The answer is one number: how many lines in the data below hold "this".

============

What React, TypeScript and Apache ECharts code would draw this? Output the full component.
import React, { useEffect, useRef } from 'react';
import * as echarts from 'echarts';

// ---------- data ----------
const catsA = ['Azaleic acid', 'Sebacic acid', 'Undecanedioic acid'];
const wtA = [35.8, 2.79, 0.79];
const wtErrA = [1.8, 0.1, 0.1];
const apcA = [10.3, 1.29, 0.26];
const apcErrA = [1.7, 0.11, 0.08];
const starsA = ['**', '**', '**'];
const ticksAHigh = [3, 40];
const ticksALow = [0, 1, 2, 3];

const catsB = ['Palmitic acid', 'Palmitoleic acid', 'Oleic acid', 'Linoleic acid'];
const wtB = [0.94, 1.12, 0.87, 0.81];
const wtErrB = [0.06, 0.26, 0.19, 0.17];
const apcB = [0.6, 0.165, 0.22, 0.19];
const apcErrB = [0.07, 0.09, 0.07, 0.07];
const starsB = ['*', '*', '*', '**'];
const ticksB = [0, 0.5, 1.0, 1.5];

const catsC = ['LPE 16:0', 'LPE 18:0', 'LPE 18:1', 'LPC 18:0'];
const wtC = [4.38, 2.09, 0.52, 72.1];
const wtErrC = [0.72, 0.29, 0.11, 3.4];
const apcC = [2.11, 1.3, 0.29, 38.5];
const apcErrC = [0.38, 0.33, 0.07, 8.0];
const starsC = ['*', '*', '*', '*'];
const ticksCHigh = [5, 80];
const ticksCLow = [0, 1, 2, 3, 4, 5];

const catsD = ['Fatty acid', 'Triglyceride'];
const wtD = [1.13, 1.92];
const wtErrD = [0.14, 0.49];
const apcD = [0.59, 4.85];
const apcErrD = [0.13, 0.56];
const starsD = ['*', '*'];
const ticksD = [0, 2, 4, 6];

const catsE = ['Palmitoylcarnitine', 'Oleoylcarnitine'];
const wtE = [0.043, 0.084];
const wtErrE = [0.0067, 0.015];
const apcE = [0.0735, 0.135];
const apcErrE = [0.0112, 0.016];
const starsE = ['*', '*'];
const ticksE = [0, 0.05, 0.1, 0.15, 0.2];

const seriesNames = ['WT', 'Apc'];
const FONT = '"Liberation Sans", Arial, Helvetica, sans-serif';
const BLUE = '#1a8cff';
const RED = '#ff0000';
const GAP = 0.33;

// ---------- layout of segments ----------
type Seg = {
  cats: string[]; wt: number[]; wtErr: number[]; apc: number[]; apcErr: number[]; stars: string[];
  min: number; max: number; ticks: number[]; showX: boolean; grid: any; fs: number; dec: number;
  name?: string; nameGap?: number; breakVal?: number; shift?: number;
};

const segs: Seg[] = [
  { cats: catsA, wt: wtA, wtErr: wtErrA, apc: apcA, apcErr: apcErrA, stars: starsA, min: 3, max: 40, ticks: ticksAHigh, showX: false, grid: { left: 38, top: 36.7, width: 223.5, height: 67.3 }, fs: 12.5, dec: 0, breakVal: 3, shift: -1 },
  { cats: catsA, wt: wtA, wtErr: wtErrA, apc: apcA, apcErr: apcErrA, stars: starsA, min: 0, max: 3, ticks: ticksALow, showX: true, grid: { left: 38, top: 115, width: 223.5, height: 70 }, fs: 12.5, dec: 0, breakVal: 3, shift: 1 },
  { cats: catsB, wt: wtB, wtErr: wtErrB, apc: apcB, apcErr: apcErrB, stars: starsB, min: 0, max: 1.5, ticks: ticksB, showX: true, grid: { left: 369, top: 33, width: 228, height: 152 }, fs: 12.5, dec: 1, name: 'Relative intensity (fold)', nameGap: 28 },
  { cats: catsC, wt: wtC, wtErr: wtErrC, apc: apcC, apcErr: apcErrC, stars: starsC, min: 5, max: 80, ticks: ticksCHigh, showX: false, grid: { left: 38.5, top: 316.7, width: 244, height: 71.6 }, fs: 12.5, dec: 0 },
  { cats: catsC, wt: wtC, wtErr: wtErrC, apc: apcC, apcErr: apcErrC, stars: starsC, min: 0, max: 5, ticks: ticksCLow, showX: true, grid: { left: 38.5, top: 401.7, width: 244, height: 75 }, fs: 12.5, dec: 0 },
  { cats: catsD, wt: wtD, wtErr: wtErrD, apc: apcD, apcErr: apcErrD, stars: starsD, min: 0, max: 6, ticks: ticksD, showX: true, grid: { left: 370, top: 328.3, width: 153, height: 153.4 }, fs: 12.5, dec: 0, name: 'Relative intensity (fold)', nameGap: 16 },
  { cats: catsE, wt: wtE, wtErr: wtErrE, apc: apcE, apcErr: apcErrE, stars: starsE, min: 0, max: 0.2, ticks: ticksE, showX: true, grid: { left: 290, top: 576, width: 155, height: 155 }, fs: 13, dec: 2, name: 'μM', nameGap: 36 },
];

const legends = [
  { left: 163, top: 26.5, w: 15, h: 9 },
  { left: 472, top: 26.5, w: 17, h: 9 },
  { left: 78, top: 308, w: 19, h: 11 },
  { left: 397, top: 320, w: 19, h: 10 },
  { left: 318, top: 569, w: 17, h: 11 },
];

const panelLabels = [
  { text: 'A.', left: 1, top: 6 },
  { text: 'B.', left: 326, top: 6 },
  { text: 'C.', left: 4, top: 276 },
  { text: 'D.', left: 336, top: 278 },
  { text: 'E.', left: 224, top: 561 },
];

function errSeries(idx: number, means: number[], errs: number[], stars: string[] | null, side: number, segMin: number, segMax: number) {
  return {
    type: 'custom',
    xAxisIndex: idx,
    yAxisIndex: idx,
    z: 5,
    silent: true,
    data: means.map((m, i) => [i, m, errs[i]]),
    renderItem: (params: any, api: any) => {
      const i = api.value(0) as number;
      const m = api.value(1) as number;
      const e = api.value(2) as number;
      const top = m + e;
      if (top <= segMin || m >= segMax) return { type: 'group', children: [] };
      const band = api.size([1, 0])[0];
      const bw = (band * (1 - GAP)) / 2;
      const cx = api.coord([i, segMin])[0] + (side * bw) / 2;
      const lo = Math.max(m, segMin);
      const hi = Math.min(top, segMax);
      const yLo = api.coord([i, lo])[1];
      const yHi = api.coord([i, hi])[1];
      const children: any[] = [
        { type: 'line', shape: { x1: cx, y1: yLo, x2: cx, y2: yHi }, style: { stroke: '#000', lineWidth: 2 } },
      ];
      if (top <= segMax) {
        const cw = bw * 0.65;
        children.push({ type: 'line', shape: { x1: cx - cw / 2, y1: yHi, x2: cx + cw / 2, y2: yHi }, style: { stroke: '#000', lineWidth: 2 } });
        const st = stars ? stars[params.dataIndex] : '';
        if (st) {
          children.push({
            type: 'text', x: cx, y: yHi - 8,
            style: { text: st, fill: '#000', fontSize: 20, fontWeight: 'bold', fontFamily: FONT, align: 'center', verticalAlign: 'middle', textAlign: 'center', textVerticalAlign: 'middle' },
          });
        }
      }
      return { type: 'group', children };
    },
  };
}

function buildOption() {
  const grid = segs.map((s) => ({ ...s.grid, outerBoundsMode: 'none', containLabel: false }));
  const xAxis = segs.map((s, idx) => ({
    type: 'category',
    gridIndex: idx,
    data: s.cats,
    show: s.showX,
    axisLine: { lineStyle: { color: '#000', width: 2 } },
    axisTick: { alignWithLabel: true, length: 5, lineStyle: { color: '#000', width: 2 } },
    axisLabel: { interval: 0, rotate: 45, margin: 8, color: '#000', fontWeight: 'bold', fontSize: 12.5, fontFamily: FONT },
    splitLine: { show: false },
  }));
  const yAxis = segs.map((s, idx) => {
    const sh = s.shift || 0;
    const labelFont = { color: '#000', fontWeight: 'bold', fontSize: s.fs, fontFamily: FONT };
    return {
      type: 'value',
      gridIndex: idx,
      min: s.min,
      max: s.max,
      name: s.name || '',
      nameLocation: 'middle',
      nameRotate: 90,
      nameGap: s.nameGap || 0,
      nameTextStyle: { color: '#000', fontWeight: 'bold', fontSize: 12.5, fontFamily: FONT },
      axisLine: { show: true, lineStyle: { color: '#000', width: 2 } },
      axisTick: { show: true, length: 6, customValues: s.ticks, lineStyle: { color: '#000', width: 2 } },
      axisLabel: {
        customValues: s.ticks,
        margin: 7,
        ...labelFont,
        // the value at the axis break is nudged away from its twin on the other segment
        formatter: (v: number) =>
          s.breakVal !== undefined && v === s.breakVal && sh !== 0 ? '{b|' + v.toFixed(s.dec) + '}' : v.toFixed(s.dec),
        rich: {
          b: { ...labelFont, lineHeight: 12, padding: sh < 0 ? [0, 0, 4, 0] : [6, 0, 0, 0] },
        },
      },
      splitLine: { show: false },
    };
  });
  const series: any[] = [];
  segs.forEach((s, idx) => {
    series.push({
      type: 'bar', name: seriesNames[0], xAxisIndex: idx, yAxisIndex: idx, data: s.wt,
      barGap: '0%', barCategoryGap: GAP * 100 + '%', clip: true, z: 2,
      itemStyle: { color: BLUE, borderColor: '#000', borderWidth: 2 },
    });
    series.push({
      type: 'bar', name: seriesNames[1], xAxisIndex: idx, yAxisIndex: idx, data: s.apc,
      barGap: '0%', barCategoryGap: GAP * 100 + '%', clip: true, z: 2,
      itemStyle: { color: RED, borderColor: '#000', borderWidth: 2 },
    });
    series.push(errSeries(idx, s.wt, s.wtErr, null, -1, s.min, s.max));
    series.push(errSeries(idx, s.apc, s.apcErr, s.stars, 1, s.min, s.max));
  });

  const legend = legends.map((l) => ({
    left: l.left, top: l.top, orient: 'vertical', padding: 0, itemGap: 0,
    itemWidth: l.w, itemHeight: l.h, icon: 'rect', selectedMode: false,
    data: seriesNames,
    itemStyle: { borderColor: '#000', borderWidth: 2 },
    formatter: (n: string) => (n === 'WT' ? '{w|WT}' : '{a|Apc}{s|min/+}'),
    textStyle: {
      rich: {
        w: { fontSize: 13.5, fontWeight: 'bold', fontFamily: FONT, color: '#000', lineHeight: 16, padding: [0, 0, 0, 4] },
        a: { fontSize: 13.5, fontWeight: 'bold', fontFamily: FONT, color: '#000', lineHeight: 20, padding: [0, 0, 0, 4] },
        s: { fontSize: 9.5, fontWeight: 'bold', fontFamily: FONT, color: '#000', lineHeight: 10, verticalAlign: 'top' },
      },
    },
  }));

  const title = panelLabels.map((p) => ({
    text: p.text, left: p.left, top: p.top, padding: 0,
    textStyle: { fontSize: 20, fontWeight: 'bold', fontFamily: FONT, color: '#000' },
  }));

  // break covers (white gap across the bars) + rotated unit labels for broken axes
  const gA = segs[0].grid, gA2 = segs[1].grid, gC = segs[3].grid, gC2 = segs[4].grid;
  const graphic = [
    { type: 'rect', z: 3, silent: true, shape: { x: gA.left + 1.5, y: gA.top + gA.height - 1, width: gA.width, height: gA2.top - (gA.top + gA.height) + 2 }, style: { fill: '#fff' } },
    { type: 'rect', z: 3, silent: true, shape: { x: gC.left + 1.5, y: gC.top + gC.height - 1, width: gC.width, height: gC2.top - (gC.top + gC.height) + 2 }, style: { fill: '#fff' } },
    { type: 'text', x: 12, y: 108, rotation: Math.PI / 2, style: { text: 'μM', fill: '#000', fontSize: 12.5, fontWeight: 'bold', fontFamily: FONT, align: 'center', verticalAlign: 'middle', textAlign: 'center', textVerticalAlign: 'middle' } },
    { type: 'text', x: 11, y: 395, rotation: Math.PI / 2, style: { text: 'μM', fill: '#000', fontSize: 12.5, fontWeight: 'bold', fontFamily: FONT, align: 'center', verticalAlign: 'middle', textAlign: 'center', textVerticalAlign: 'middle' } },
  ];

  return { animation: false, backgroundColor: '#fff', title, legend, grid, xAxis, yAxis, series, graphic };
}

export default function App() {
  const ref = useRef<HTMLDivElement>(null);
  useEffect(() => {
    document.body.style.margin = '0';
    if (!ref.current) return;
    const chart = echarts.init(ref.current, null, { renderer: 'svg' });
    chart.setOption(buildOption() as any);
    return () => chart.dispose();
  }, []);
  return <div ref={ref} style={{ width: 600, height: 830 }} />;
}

============

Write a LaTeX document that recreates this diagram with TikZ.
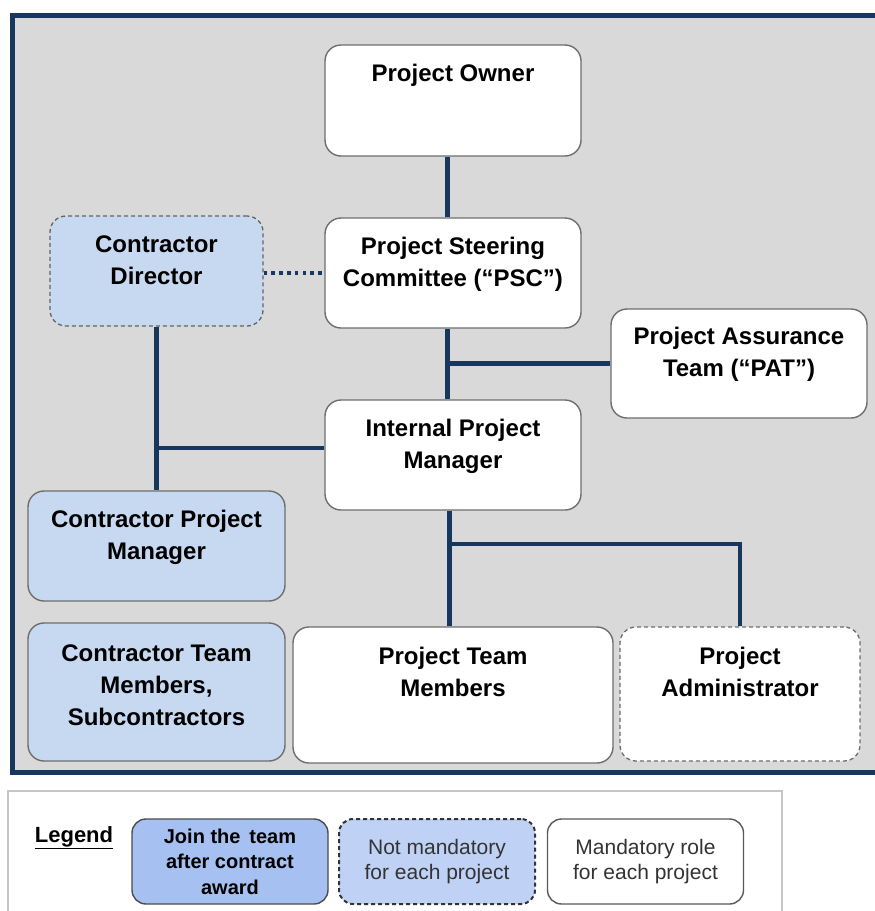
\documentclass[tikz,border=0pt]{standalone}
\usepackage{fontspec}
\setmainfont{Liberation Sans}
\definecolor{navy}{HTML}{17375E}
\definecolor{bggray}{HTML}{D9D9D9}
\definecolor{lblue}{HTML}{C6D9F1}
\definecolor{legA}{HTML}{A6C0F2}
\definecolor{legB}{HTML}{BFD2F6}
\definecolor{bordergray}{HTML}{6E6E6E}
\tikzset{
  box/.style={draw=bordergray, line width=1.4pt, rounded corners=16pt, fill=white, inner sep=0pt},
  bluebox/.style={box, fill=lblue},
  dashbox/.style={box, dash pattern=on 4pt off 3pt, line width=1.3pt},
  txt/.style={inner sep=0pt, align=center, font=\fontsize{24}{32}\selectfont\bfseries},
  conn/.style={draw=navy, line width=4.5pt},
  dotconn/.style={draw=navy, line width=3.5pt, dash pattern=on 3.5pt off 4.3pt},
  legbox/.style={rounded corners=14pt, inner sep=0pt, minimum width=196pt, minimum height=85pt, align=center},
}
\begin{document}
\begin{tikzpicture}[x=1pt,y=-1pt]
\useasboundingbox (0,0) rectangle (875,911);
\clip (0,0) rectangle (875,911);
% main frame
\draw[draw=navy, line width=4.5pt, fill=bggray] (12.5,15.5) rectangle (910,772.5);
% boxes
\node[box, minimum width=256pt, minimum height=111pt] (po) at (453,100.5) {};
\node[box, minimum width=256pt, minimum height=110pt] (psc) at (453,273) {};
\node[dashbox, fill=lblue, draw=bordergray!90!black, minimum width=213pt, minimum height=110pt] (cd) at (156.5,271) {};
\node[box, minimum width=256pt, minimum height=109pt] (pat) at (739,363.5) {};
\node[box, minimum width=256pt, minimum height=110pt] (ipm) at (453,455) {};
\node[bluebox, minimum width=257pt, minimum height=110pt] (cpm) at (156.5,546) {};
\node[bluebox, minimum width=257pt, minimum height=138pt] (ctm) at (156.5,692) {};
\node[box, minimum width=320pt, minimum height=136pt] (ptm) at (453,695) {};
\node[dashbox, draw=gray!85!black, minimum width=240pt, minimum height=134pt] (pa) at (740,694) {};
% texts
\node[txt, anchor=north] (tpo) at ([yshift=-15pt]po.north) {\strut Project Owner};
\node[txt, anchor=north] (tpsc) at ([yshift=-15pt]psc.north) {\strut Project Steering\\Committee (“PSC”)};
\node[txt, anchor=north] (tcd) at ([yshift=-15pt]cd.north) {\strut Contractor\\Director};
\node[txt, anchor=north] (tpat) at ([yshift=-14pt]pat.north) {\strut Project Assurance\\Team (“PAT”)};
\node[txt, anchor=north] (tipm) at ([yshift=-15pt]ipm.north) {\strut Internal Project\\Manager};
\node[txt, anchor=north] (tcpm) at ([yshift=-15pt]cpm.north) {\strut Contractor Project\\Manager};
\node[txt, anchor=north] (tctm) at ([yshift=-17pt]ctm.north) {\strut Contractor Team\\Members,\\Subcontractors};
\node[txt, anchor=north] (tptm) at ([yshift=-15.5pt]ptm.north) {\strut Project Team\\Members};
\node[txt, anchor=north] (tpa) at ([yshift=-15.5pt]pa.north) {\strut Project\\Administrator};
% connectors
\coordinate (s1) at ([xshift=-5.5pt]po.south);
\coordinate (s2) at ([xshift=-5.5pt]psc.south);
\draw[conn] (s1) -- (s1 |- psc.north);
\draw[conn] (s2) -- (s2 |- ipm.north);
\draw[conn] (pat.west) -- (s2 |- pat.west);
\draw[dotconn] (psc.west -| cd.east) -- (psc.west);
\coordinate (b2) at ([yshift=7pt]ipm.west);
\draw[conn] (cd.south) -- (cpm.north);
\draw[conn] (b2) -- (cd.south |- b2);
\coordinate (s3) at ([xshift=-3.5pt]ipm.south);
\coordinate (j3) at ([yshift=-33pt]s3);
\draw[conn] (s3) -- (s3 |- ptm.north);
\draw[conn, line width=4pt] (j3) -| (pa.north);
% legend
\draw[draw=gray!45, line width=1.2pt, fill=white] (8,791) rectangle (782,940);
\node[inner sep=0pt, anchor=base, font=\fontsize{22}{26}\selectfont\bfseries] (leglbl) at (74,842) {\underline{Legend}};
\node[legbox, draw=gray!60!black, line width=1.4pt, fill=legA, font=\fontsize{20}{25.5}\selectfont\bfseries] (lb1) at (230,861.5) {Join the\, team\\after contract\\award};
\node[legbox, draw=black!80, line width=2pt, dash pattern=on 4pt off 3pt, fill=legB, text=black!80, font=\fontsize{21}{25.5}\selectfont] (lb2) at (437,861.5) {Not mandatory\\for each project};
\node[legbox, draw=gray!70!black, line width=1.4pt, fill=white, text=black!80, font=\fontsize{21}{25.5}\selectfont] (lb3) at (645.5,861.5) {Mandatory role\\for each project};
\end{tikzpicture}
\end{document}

============

▶ [Reply]
2